According to the study, which has been published in the British magazine Energy Policy, total emissions (which include CO2 and other greenhouse gases) are 63% higher than in 1990. “Our 2012 commitment under the Kyoto Protocol is to emit only 15% more than in 1990. In other words, we are a long way off being able to fulfil this objective,” says the engineer.
Electric energy in Spain today is produced primarily in thermoelectric, nuclear and hydroelectric power stations. Renewable energies, however, continue to play only a minor role (in 2005 they accounted for only 7% of total production), and development of renewables is also far off the 12% target set in the Renewable Energies Plan for 2005-2010.
Reducing consumption to achieve sustainability
The four scenarios covered by this research take various aspects of the problem into consideration – growth in demand, conventional technologies, renewable sources being used now and in the future (biomass, mini-hydraulics, wind and solar thermal), investment capacity and the CO2 emissions market, as well as the directives issued under the National Plan on emissions reductions for large combustion facilities (approved in 2007).
For example, in the BAU (business as usual) model – where demand for electricity, domestic production and CO2 emissions continue growing at the same rate as they have to date – the simulations predict that emissions by 2020 will have doubled compared to 1990 levels, and electricity sector dependency will reach 60%.
However, the results obtained by using the three other models – PS1 (power shift), PS2 and PS2n – are rather more optimistic. The PS2n model, for example, sees demand for nuclear energy falling by 50% by 2020. The three scenarios take into account policies for energy promotion and savings and the development of renewables, which would entail an increase in emission permit prices. In the PS2 and PS2n scenarios, the results point at emissions in 2020 being 37% lower than they were in 1990.

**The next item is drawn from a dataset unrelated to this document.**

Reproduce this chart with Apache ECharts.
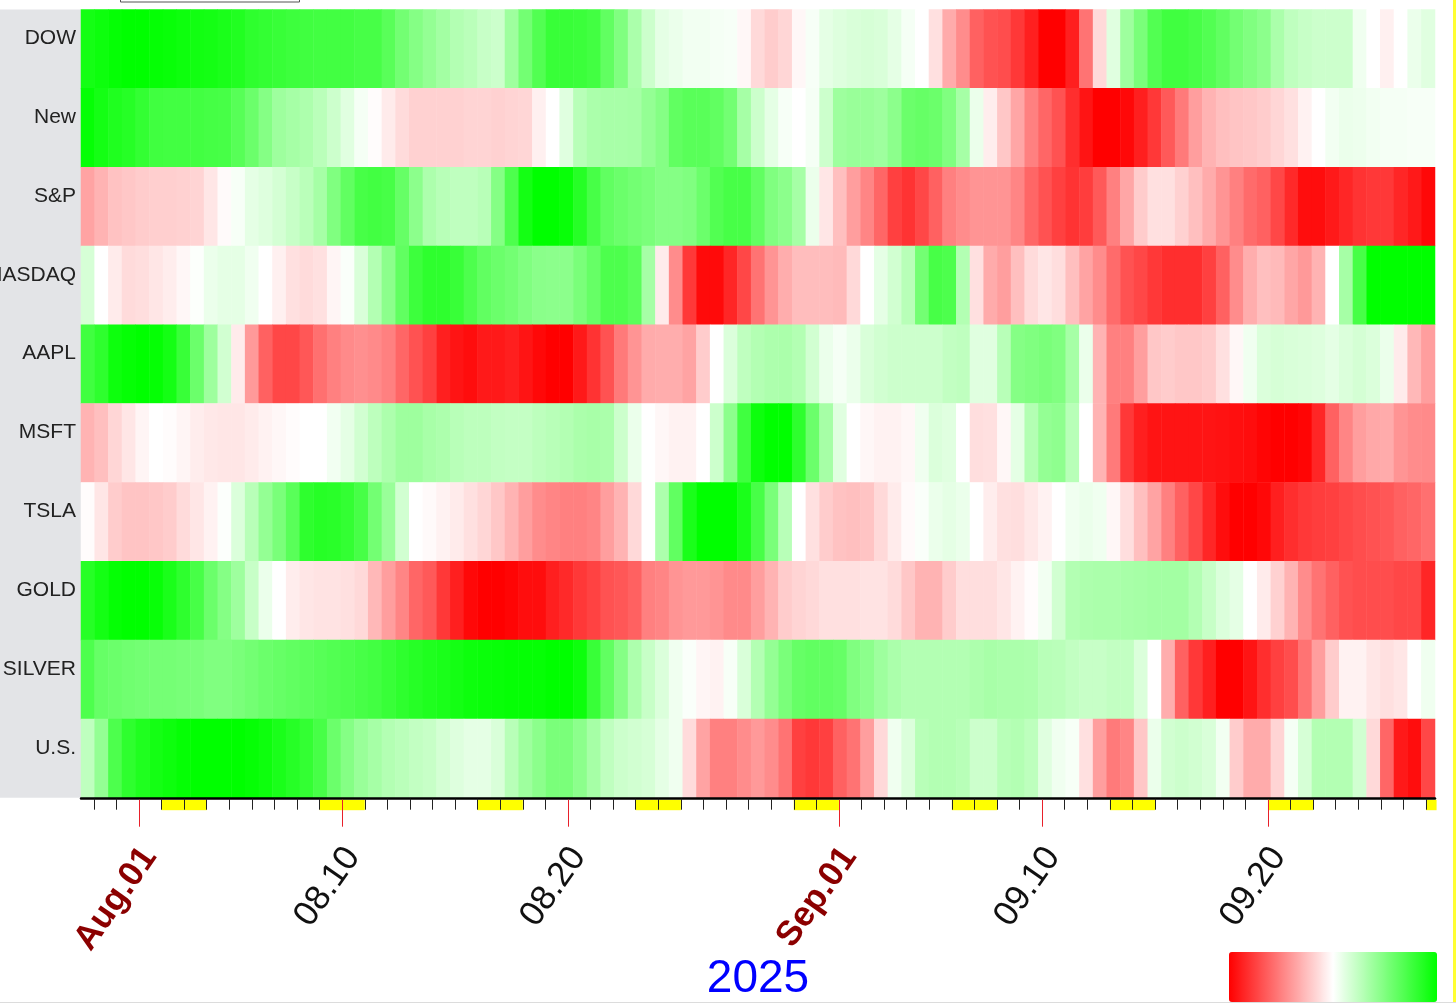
<!DOCTYPE html>
<html>
<head>
<meta charset="utf-8">
<script src="https://cdn.jsdelivr.net/npm/echarts@6/dist/echarts.min.js"></script>
<style>
    * { margin: 0; padding: 0; }
    html, body { background: #fff; }
    #main { width: 1456px; height: 1003px; }
</style>
</head>
<body>
<div id="main"></div>
<script>
    var symbols = ['DOW', 'New', 'S&P', 'NASDAQ', 'AAPL', 'MSFT', 'TSLA', 'GOLD', 'SILVER', 'U.S.'];

    var dow = [.92,.95,.98,1,1,.98,.97,.95,.93,.92,.9,.87,.82,.8,.78,.76,.75,.74,.74,.74,.72,.72,.65,.55,.48,.42,.36,.3,.27,.22,.2,.38,.55,.68,.78,.78,.77,.74,.62,.5,.33,.2,.1,.08,.05,.05,.04,.03,-.03,-.15,-.2,-.16,-.03,.03,.1,.13,.15,.16,.15,.1,.04,0,-.12,-.33,-.45,-.62,-.68,-.7,-.78,-.88,-1,-1,-.88,-.55,-.15,.12,.38,.52,.68,.75,.75,.72,.68,.62,.55,.5,.45,.33,.25,.22,.2,.2,.2,.06,0,-.06,0,.08,.12];
    var newRow = [.98,.92,.88,.85,.8,.75,.74,.74,.74,.73,.72,.66,.58,.48,.38,.35,.32,.27,.2,.12,.04,-.01,-.08,-.14,-.18,-.18,-.18,-.18,-.17,-.17,-.18,-.17,-.16,-.06,0,.12,.28,.33,.34,.34,.35,.42,.48,.62,.65,.65,.62,.55,.35,.2,.1,.03,0,.04,.2,.38,.4,.4,.38,.45,.58,.6,.58,.5,.35,.08,-.07,-.22,-.35,-.5,-.6,-.68,-.82,-.92,-1,-1,-.97,-.88,-.78,-.65,-.52,-.38,-.3,-.25,-.23,-.22,-.2,-.16,-.12,-.05,0,.05,.08,.07,.05,.04,.04,.03,.03];
    var sp = [-.36,-.3,-.24,-.22,-.2,-.19,-.19,-.18,-.17,-.1,-.02,.03,.1,.13,.17,.22,.27,.35,.5,.62,.72,.74,.72,.6,.45,.32,.28,.25,.25,.28,.48,.7,.92,1,1,.97,.85,.72,.62,.58,.55,.52,.48,.48,.5,.58,.68,.72,.72,.62,.5,.45,.35,.08,-.1,-.25,-.38,-.48,-.6,-.75,-.8,-.72,-.62,-.5,-.45,-.42,-.42,-.42,-.48,-.6,-.68,-.75,-.8,-.76,-.65,-.5,-.35,-.2,-.12,-.12,-.18,-.25,-.33,-.42,-.5,-.58,-.62,-.72,-.84,-.95,-.95,-.9,-.85,-.8,-.78,-.78,-.85,-.9,-.97];
    var nasdaq = [.16,0,-.08,-.14,-.13,-.1,-.07,-.03,.01,.08,.1,.1,.06,0,-.06,-.12,-.14,-.12,-.04,.02,.15,.3,.45,.62,.76,.82,.82,.78,.7,.62,.58,.55,.5,.46,.45,.45,.52,.6,.7,.7,.65,.35,-.08,-.45,-.78,-.96,-.96,-.85,-.72,-.55,-.42,-.32,-.26,-.26,-.26,-.27,-.15,0,.1,.18,.28,.55,.72,.7,.3,-.12,-.33,-.38,-.25,-.14,-.1,-.13,-.25,-.36,-.45,-.58,-.68,-.72,-.78,-.82,-.82,-.82,-.75,-.62,-.45,-.32,-.25,-.27,-.35,-.4,-.3,0,.35,.72,1,1,1,1,1];
    var aapl = [.75,.82,.95,.98,1,.98,.92,.78,.58,.38,.18,-.08,-.4,-.62,-.72,-.72,-.66,-.56,-.5,-.46,-.44,-.46,-.5,-.6,-.68,-.75,-.88,-.92,-.95,-.9,-.9,-.88,-.92,-.97,-1,-1,-.9,-.8,-.68,-.52,-.42,-.33,-.32,-.32,-.36,-.2,0,.14,.25,.3,.32,.33,.3,.18,.08,.04,.08,.15,.18,.2,.2,.2,.2,.24,.25,.12,.12,.28,.48,.5,.52,.5,.35,.08,-.3,-.5,-.5,-.38,-.22,-.2,-.22,-.22,-.2,-.12,-.03,.06,.14,.16,.15,.14,.13,.1,.14,.17,.14,.08,-.08,-.28,-.38];
    var msft = [-.3,-.25,-.16,-.1,-.04,0,-.01,-.04,-.07,-.09,-.1,-.1,-.08,-.05,-.03,-.01,0,0,.05,.1,.18,.26,.32,.38,.38,.34,.32,.28,.26,.26,.24,.23,.23,.26,.28,.3,.33,.34,.33,.2,.08,0,-.03,-.05,-.05,0,.2,.45,.75,.95,1,1,.82,.58,.35,.12,0,-.03,-.05,-.05,-.03,.06,.14,.12,0,-.13,-.12,-.03,.1,.3,.42,.44,.28,0,-.3,-.52,-.78,-.88,-.92,-.92,-.92,-.92,-.92,-.93,-.94,-.95,-.98,-1,-1,-.98,-.85,-.62,-.48,-.38,-.34,-.33,-.42,-.45,-.46];
    var tsla = [-.01,-.1,-.2,-.23,-.23,-.22,-.2,-.14,-.1,-.05,.01,.14,.28,.42,.52,.65,.82,.85,.84,.8,.72,.55,.4,.18,0,-.02,-.05,-.08,-.12,-.16,-.22,-.3,-.38,-.45,-.48,-.5,-.5,-.48,-.38,-.3,-.15,0,.32,.62,.9,1,1,1,.9,.72,.52,.28,0,-.12,-.2,-.24,-.25,-.23,-.15,-.08,-.02,.02,.08,.1,.08,0,-.07,-.12,-.13,-.09,-.05,0,.06,.08,.06,-.03,-.13,-.25,-.36,-.5,-.62,-.72,-.85,-.95,-1,-1,-.97,-.88,-.82,-.78,-.76,-.75,-.72,-.7,-.68,-.66,-.62,-.6,-.56];
    var gold = [.85,.92,.98,1,1,.97,.9,.82,.72,.58,.48,.38,.22,.08,0,-.07,-.1,-.11,-.11,-.12,-.15,-.28,-.38,-.48,-.6,-.65,-.78,-.88,-.97,-1,-1,-.98,-.95,-.95,-.88,-.84,-.78,-.74,-.68,-.66,-.62,-.5,-.48,-.42,-.4,-.4,-.42,-.46,-.46,-.38,-.3,-.2,-.17,-.15,-.12,-.12,-.12,-.11,-.11,-.14,-.22,-.3,-.3,-.2,-.13,-.13,-.13,-.1,-.05,-.01,.05,.18,.3,.32,.33,.33,.34,.35,.36,.36,.36,.3,.22,.14,.1,0,-.08,-.18,-.3,-.45,-.55,-.62,-.68,-.7,-.7,-.7,-.72,-.72,-.85];
    var silver = [.7,.6,.58,.56,.55,.54,.54,.53,.52,.5,.5,.52,.55,.58,.6,.62,.64,.66,.68,.7,.72,.74,.78,.82,.85,.88,.9,.92,.95,.96,.97,.98,.98,.98,1,1,.95,.78,.62,.48,.32,.22,.14,.06,.02,-.04,-.05,.03,.15,.3,.42,.52,.6,.62,.62,.6,.5,.45,.38,.33,.3,.3,.3,.3,.3,.32,.34,.33,.33,.32,.28,.27,.24,.22,.22,.24,.24,.14,0,-.32,-.62,-.78,-.88,-1,-1,-.92,-.82,-.75,-.7,-.55,-.38,-.2,-.05,-.05,-.1,-.12,-.1,0,.06];
    var usd = [.25,.42,.7,.82,.88,.92,.95,.98,1,1,1,1,.98,.95,.9,.85,.8,.72,.58,.48,.4,.35,.3,.27,.24,.22,.17,.13,.1,.1,.15,.28,.38,.45,.52,.52,.45,.35,.25,.2,.18,.16,.1,.06,-.14,-.36,-.5,-.5,-.45,-.4,-.45,-.55,-.75,-.78,-.75,-.62,-.55,-.38,-.15,.06,.14,.28,.3,.3,.28,.2,.2,.28,.3,.26,.12,.06,.03,-.12,-.38,-.52,-.48,-.22,.08,.18,.2,.18,.15,.05,-.2,-.33,-.33,-.17,.04,.16,.3,.3,.3,.18,-.15,-.6,-.9,-.95,-.72];

    var rows = [dow, newRow, sp, nasdaq, aapl, msft, tsla, gold, silver, usd];

    // days counted from Aug 1
    var dayMin = -2.568, dayMax = 57.4;
    var dayTicks = [-2,-1,1,2,3,4,5,6,7,8,10,11,12,13,14,15,16,17,18,20,21,22,23,24,25,26,27,28,29,30,32,33,34,35,36,37,38,39,41,42,43,44,45,46,47,48,49,51,52,53,54,55,56,57];
    var weekendDays = [1,2,8,9,15,16,22,23,29,30,36,37,43,44,50,51,57];
    var labelDays = [0, 9, 19, 31, 40, 50];
    var labelTexts = ['Aug.01', '08.10', '08.20', 'Sep.01', '09.10', '09.20'];

    var heatData = [];
    rows.forEach(function (row, r) {
        row.forEach(function (v, c) {
            heatData.push([c, r, v]);
        });
    });
    var columns = dow.map(function (v, i) { return String(i); });

    var chart = echarts.init(document.getElementById('main'));

    chart.setOption({
        animation: false,
        backgroundColor: '#fff',
        textStyle: { fontFamily: '"Liberation Sans", Arial, sans-serif' },
        title: {
            text: '2025',
            left: 758,
            top: 979,
            padding: 0,
            textAlign: 'center',
            textVerticalAlign: 'middle',
            textStyle: { color: '#0000ff', fontSize: 46, fontWeight: 'normal', fontFamily: '"Liberation Sans", Arial, sans-serif' }
        },
        grid: { left: 81, top: 9.5, width: 1354, height: 788.2, outerBoundsMode: 'none' },
        xAxis: [
            { type: 'category', data: columns, show: false },
            {
                type: 'value',
                position: 'bottom',
                offset: 1,
                min: dayMin,
                max: dayMax,
                z: 5,
                splitLine: { show: false },
                axisLine: { show: true, onZero: false, lineStyle: { color: '#000', width: 2.5 } },
                axisTick: { show: true, customValues: dayTicks, length: 11, lineStyle: { color: '#222', width: 1 } },
                axisLabel: { show: false }
            }
        ],
        yAxis: [
            {
                type: 'category',
                data: symbols,
                inverse: true,
                axisLine: { show: false, onZero: false },
                axisTick: { show: false },
                axisLabel: {
                    color: '#222',
                    fontSize: 21,
                    margin: 5,
                    verticalAlign: 'bottom',
                    fontFamily: '"Liberation Sans", Arial, sans-serif'
                }
            },
            { type: 'value', min: 0, max: 1, show: false }
        ],
        visualMap: {
            type: 'continuous',
            seriesIndex: 0,
            min: -1,
            max: 1,
            orient: 'horizontal',
            left: 1229,
            top: 952,
            itemWidth: 50,
            itemHeight: 208,
            padding: 0,
            text: null,
            showLabel: false,
            calculable: false,
            inRange: { color: ['#ff0000', '#ffffff', '#00ff00'] }
        },
        graphic: [
            { type: 'rect', z: 0, shape: { x: 0, y: 9.5, width: 81, height: 788.2 }, style: { fill: '#e3e4e7' } },
            { type: 'rect', z: 0, shape: { x: 120.5, y: -5, width: 179, height: 7 }, style: { fill: '#fff', stroke: '#555', lineWidth: 1 } },
            { type: 'rect', z: 0, shape: { x: 1453, y: 0, width: 3, height: 1003 }, style: { fill: '#ffff33' } },
            { type: 'rect', z: 0, shape: { x: 0, y: 1002, width: 1456, height: 1 }, style: { fill: '#dcdcdc' } }
        ],
        series: [
            {
                type: 'heatmap',
                xAxisIndex: 0,
                yAxisIndex: 0,
                data: heatData,
                progressive: 0
            },
            {
                // weekend bands under the axis
                type: 'custom',
                xAxisIndex: 1,
                yAxisIndex: 1,
                clip: false,
                silent: true,
                z: 3,
                data: weekendDays,
                renderItem: function (params, api) {
                    var a = api.coord([api.value(0), 0]);
                    var b = api.coord([Math.min(api.value(0) + 1, dayMax + 0.07), 0]);
                    return {
                        type: 'rect',
                        shape: { x: a[0], y: a[1] + 2, width: b[0] - a[0], height: 10.5 },
                        style: { fill: '#ffff00' }
                    };
                }
            },
            {
                // long red ticks and the date labels
                type: 'custom',
                xAxisIndex: 1,
                yAxisIndex: 1,
                clip: false,
                silent: true,
                z: 6,
                data: labelDays,
                renderItem: function (params, api) {
                    var p = api.coord([api.value(0), 0]);
                    var text = labelTexts[params.dataIndex];
                    var isMonth = text.charAt(0) > '9';
                    var tx = Math.round(p[0]) + 0.5;
                    return {
                        type: 'group',
                        children: [
                            {
                                type: 'line',
                                shape: { x1: tx, y1: p[1] + 2, x2: tx, y2: p[1] + 29 },
                                style: { stroke: '#e8202a', lineWidth: 1 }
                            },
                            {
                                type: 'text',
                                x: p[0] + 10.5,
                                y: 851,
                                rotation: 55 * Math.PI / 180,
                                style: {
                                    text: text,
                                    align: 'right',
                                    verticalAlign: 'middle',
                                    fill: isMonth ? '#8b0000' : '#111',
                                    font: (isMonth ? 'bold ' : '') + '35px "Liberation Sans", Arial, sans-serif'
                                }
                            }
                        ]
                    };
                }
            }
        ]
    });
</script>
</body>
</html>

This study has made it possible to identify the elements required for change to take place, in terms of demand being reduced and, to a lesser extent, premiums being used to increase the availability and competitiveness of renewable energies.
“The potential of renewables and the prices of emissions permits are fairly realistic assumptions, even for the PS2 scenario,” Linares points out. “Unfortunately, the increase in premiums and restraints on the growth of demand are not, and not because they are unmeasurable concepts,” he adds, “but rather because these will require strong political will, and it is not clear that this exists.”